Yahoo’s Jeremy Zawodny recently blogged about a proto-trend he’s seeing in the workplace: meetings that advertise and enforce a “no laptop” rule. The idea behind this is that if people don’t really find a meeting important enough to pay attention to, they shouldn’t be there, and that we’ve reached the point where such common courtesy needs to be demanded rather than assumed.
It’s an attractive idea to anyone who has ever attended a meeting at which most of the people were paying more attention to their screen and keyboard than to the presenter. But in our view, this seemingly innocuous rule just makes the laptop a scapegoat for the underlying problems, which have little to do with laptops (or other devices) themselves.
There are two problems here. First, issuing a blanket ban on laptops at meetings ignores the very real benefits that they can bring to meetings. As typing dominates our working day, many of us take better notes on the keyboard than with a pencil and paper. Meeting presenters, of course, use the laptop to hold their slides and examples. At other meetings, it’s a real time-saver to be tied in live to an issue tracking database or a corporate calendar, so that information can be brought in and decisions recorded in the appropriate system quickly.

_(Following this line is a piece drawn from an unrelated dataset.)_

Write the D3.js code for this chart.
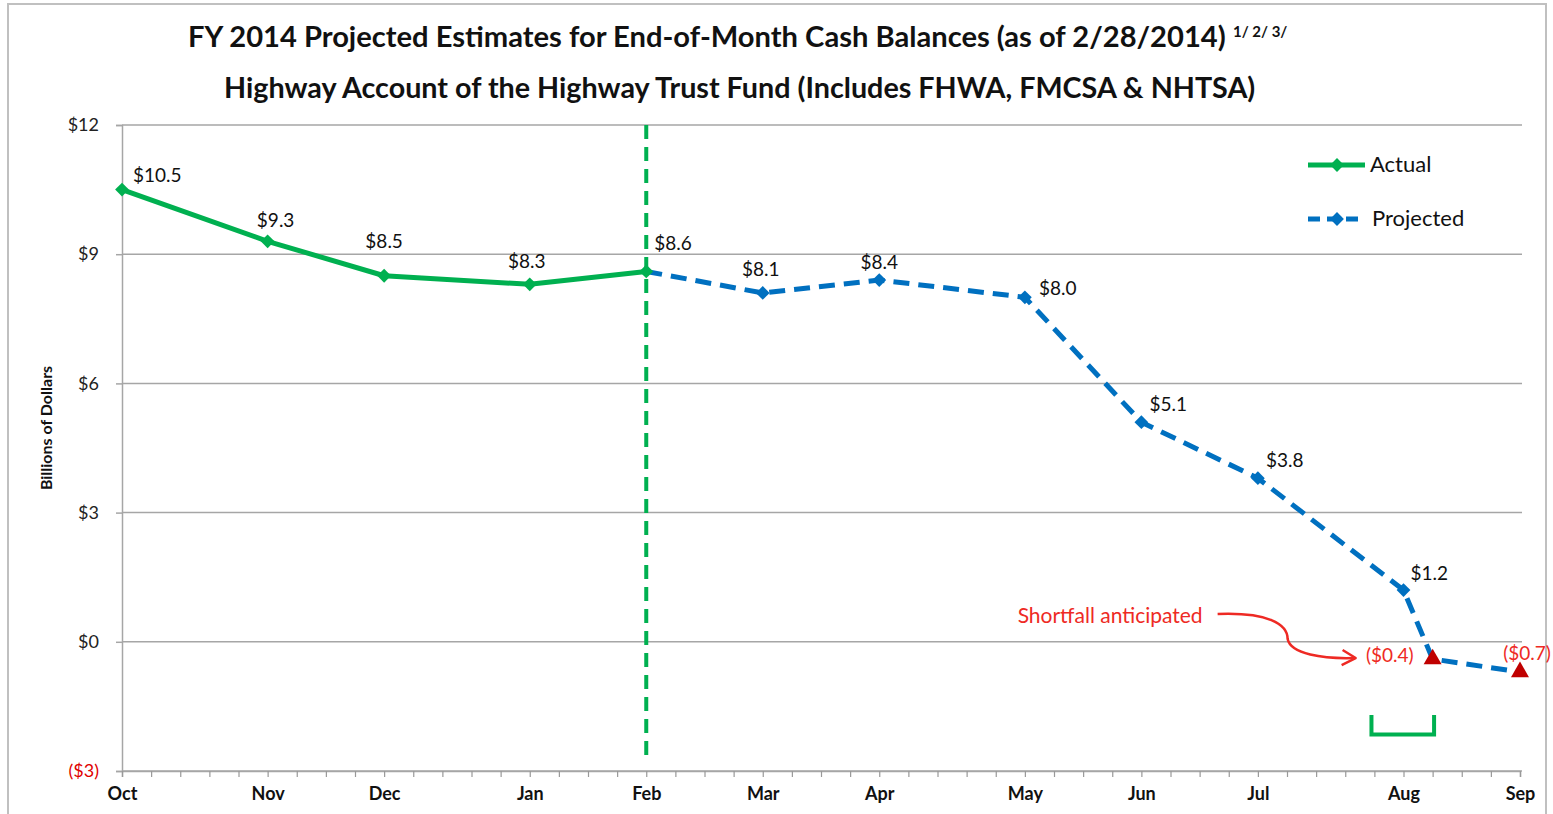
<!DOCTYPE html>
<html>
<head>
<meta charset="utf-8">
<script src="https://cdn.jsdelivr.net/npm/d3@7"></script>
<style>
  body { margin: 0; background: #fff; }
  svg { display: block; font-family: Lato, "Open Sans", sans-serif; }
</style>
</head>
<body>
<script>
// weekly category axis, Oct .. Sep (48 weeks)
const weekCount = 48;
const months = ['Oct', 'Nov', 'Dec', 'Jan', 'Feb', 'Mar', 'Apr', 'May', 'Jun', 'Jul', 'Aug', 'Sep'];
const monthWeeks = [0, 5, 9, 14, 18, 22, 26, 31, 35, 39, 44, 48];

const actualWeeks = [0, 5, 9, 14, 18];
const actualValues = [10.5, 9.3, 8.5, 8.3, 8.6];

const projectedWeeks = [18, 22, 26, 31, 35, 39, 44, 45, 48];
const projectedValues = [8.6, 8.1, 8.4, 8.0, 5.1, 3.8, 1.2, -0.4, -0.7];

const shortfallWeeks = [45, 48];
const shortfallValues = [-0.4, -0.7];

const yTicks = [-3, 0, 3, 6, 9, 12];

const GREEN = '#00b050', BLUE = '#0070c0', DARKRED = '#c00000', RED = '#ee2a24';

const svg = d3.select(document.body).append('svg')
  .attr('width', 1553).attr('height', 814);

// outer frame
svg.append('rect')
  .attr('x', 8).attr('y', 4).attr('width', 1538).attr('height', 840)
  .attr('fill', 'none').attr('stroke', '#c0c0c0').attr('stroke-width', 2);

const x = d3.scaleLinear().domain([0, weekCount]).range([122, 1520]);
const y = d3.scaleLinear().domain([-3, 12]).range([771, 125]);

function money(v) {
  return v < 0 ? `($${Math.abs(v).toFixed(1)})` : `$${v.toFixed(1)}`;
}
function moneyAxis(v) {
  return v < 0 ? `($${Math.abs(v)})` : `$${v}`;
}

// titles
function fitText(sel, width) {
  const size = parseFloat(sel.attr('font-size'));
  const w = sel.node().getComputedTextLength();
  sel.attr('font-size', size * width / w);
}
const t1 = svg.append('text')
  .attr('x', 188).attr('y', 47)
  .attr('font-size', 24).attr('font-weight', 'bold').attr('fill', '#111')
  .text('FY 2014 Projected Estimates for End-of-Month Cash Balances (as of 2/28/2014)');
fitText(t1, 1038);
svg.append('text')
  .attr('x', 1233).attr('y', 37)
  .attr('font-size', 15).attr('font-weight', 'bold').attr('fill', '#111')
  .text('1/ 2/ 3/');
const t2 = svg.append('text')
  .attr('x', 224).attr('y', 98)
  .attr('font-size', 24).attr('font-weight', 'bold').attr('fill', '#111')
  .text('Highway Account of the Highway Trust Fund (Includes FHWA, FMCSA & NHTSA)');
fitText(t2, 1032);

// gridlines
svg.append('g')
  .selectAll('line')
  .data(yTicks)
  .join('line')
  .attr('x1', x(0)).attr('x2', x(weekCount) + 2)
  .attr('y1', d => y(d)).attr('y2', d => y(d))
  .attr('stroke', '#a6a6a6').attr('stroke-width', 1.5);

// y axis
const yAxis = svg.append('g')
  .attr('transform', `translate(${x(0)},0)`)
  .call(d3.axisLeft(y).tickValues(yTicks).tickSize(6).tickPadding(17).tickFormat(moneyAxis));
yAxis.select('.domain').attr('stroke', '#a6a6a6').attr('stroke-width', 1.5);
yAxis.selectAll('.tick line').attr('stroke', '#a6a6a6').attr('stroke-width', 1.5);
yAxis.selectAll('.tick text')
  .attr('font-family', 'Lato, sans-serif').attr('font-size', 18)
  .attr('fill', d => d < 0 ? '#e00000' : '#222');

// x axis
const xAxis = svg.append('g')
  .attr('transform', `translate(0,${y(-3)})`)
  .call(d3.axisBottom(x)
    .tickValues(d3.range(0, weekCount + 1))
    .tickSize(6).tickPadding(10)
    .tickFormat(w => {
      const i = monthWeeks.indexOf(w);
      return i >= 0 ? months[i] : '';
    }));
xAxis.select('.domain').attr('stroke', '#a6a6a6').attr('stroke-width', 1.5);
xAxis.selectAll('.tick line').attr('stroke', '#999').attr('stroke-width', 1.2);
xAxis.selectAll('.tick text')
  .attr('font-family', 'Lato, sans-serif').attr('font-size', 18)
  .attr('font-weight', 'bold').attr('fill', '#111');

// y axis title
svg.append('text')
  .attr('transform', `translate(52,${(y(6) + y(3)) / 2 - 20}) rotate(-90)`)
  .attr('text-anchor', 'middle')
  .attr('font-size', 16).attr('font-weight', 'bold').attr('fill', '#111')
  .text('Billions of Dollars');

// vertical divider at last actual month
svg.append('line')
  .attr('x1', x(actualWeeks[actualWeeks.length - 1])).attr('x2', x(actualWeeks[actualWeeks.length - 1]))
  .attr('y1', y(12)).attr('y2', y(-3) - 11)
  .attr('stroke', GREEN).attr('stroke-width', 4).attr('stroke-dasharray', '14,8');

const line = d3.line().x(d => x(d.w)).y(d => y(d.v));
const actual = actualWeeks.map((w, i) => ({w, v: actualValues[i]}));
const projected = projectedWeeks.map((w, i) => ({w, v: projectedValues[i]}));
const shortfall = shortfallWeeks.map((w, i) => ({w, v: shortfallValues[i]}));

svg.append('path').datum(projected)
  .attr('fill', 'none').attr('stroke', BLUE).attr('stroke-width', 5)
  .attr('stroke-dasharray', '16,9').attr('d', line);
svg.append('path').datum(actual)
  .attr('fill', 'none').attr('stroke', GREEN).attr('stroke-width', 5)
  .attr('stroke-linejoin', 'round').attr('d', line);

const diamond = d3.symbol(d3.symbolSquare, 95);
svg.append('g').selectAll('path')
  .data(projected.filter(d => !shortfallWeeks.includes(d.w) && !actualWeeks.includes(d.w)))
  .join('path')
  .attr('d', diamond)
  .attr('transform', d => `translate(${x(d.w)},${y(d.v)}) rotate(45)`)
  .attr('fill', BLUE);
svg.append('g').selectAll('path')
  .data(actual)
  .join('path')
  .attr('d', diamond)
  .attr('transform', d => `translate(${x(d.w)},${y(d.v)}) rotate(45)`)
  .attr('fill', GREEN);
svg.append('g').selectAll('path')
  .data(shortfall)
  .join('path')
  .attr('d', d3.symbol(d3.symbolTriangle, 140))
  .attr('transform', d => `translate(${x(d.w)},${y(d.v)})`)
  .attr('fill', DARKRED);

// data labels: [anchor, dx, dy] per point
const actualLabelPos = [['start', 11, -8], ['middle', 8, -14], ['middle', 0, -28], ['middle', -3, -16], ['start', 8, -21]];
const projectedLabelPos = [null, ['middle', -2, -17], ['middle', 0, -11], ['start', 14, -2],
  ['start', 8, -11], ['start', 8, -11], ['start', 7, -10], ['end', -19, 3], ['middle', 7, -12]];

function drawLabels(points, pos) {
  svg.append('g').selectAll('text')
    .data(points.map((d, i) => ({...d, p: pos[i]})).filter(d => d.p))
    .join('text')
    .attr('x', d => x(d.w) + d.p[1])
    .attr('y', d => y(d.v) + d.p[2])
    .attr('text-anchor', d => d.p[0])
    .attr('font-size', 19)
    .attr('fill', d => d.v < 0 ? RED : '#111')
    .text(d => money(d.v));
}
drawLabels(actual, actualLabelPos);
drawLabels(projected, projectedLabelPos);

// shortfall annotation
const sx = x(shortfallWeeks[0]), sy = y(shortfallValues[0]);
svg.append('text')
  .attr('x', sx - 230).attr('y', sy - 36)
  .attr('text-anchor', 'end')
  .attr('font-size', 21).attr('fill', RED)
  .text('Shortfall anticipated');
svg.append('path')
  .attr('d', `M${sx - 215},${sy - 45} C${sx - 165},${sy - 47} ${sx - 145},${sy - 35} ${sx - 145},${sy - 20}
    C${sx - 142},${sy - 5} ${sx - 110},${sy} ${sx - 78},${sy - 1}`)
  .attr('fill', 'none').attr('stroke', RED).attr('stroke-width', 2.5);
svg.append('path')
  .attr('d', `M${sx - 90},${sy - 9} L${sx - 77},${sy - 1} L${sx - 91},${sy + 6}`)
  .attr('fill', 'none').attr('stroke', RED).attr('stroke-width', 2.5)
  .attr('stroke-linejoin', 'round');

// green bracket under the shortfall month
svg.append('path')
  .attr('d', `M${x(42.9)},${y(-1.7)} V${y(-2.15)} H${x(45.05)} V${y(-1.7)}`)
  .attr('fill', 'none').attr('stroke', GREEN).attr('stroke-width', 4);

// legend
const legend = svg.append('g').attr('transform', 'translate(1308,0)');
legend.append('line').attr('x1', 0).attr('x2', 57).attr('y1', 165).attr('y2', 165)
  .attr('stroke', GREEN).attr('stroke-width', 5);
legend.append('path').attr('d', diamond).attr('transform', 'translate(29,165) rotate(45)').attr('fill', GREEN);
legend.append('text').attr('x', 62).attr('y', 172).attr('font-size', 22).attr('fill', '#111').text('Actual');
legend.append('line').attr('x1', 0).attr('x2', 52).attr('y1', 219).attr('y2', 219)
  .attr('stroke', BLUE).attr('stroke-width', 5).attr('stroke-dasharray', '12,7');
legend.append('path').attr('d', diamond).attr('transform', 'translate(29,219) rotate(45)').attr('fill', BLUE);
legend.append('text').attr('x', 64).attr('y', 226).attr('font-size', 22).attr('fill', '#111').text('Projected');
</script>
</body>
</html>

Second, if a meeting doesn’t demand the attention of the attendees, why blame the attendees rather than the meeting organizer? If people are distracted during your meetings, it’s time to consider the possibility that you are having too many meetings or inviting too many people. Attention doesn’t seem to be an issue at the truly important meetings in many organizations.
Of course, to some extent web workers have an advantage here: as long as you’re using a teleconference instead of a videoconference, and have a reasonably silent keyboard, no one can tell if you’re bringing your laptop (or even your desktop!) to a meeting. But it ought to be possible for reasonable adults to be engaged in a meeting whether they happen to have a laptop, a notepad, or a bagel in front of them. If they can’t, look to the underlying social and process issues, not to the handiest technology in the room, for the blame.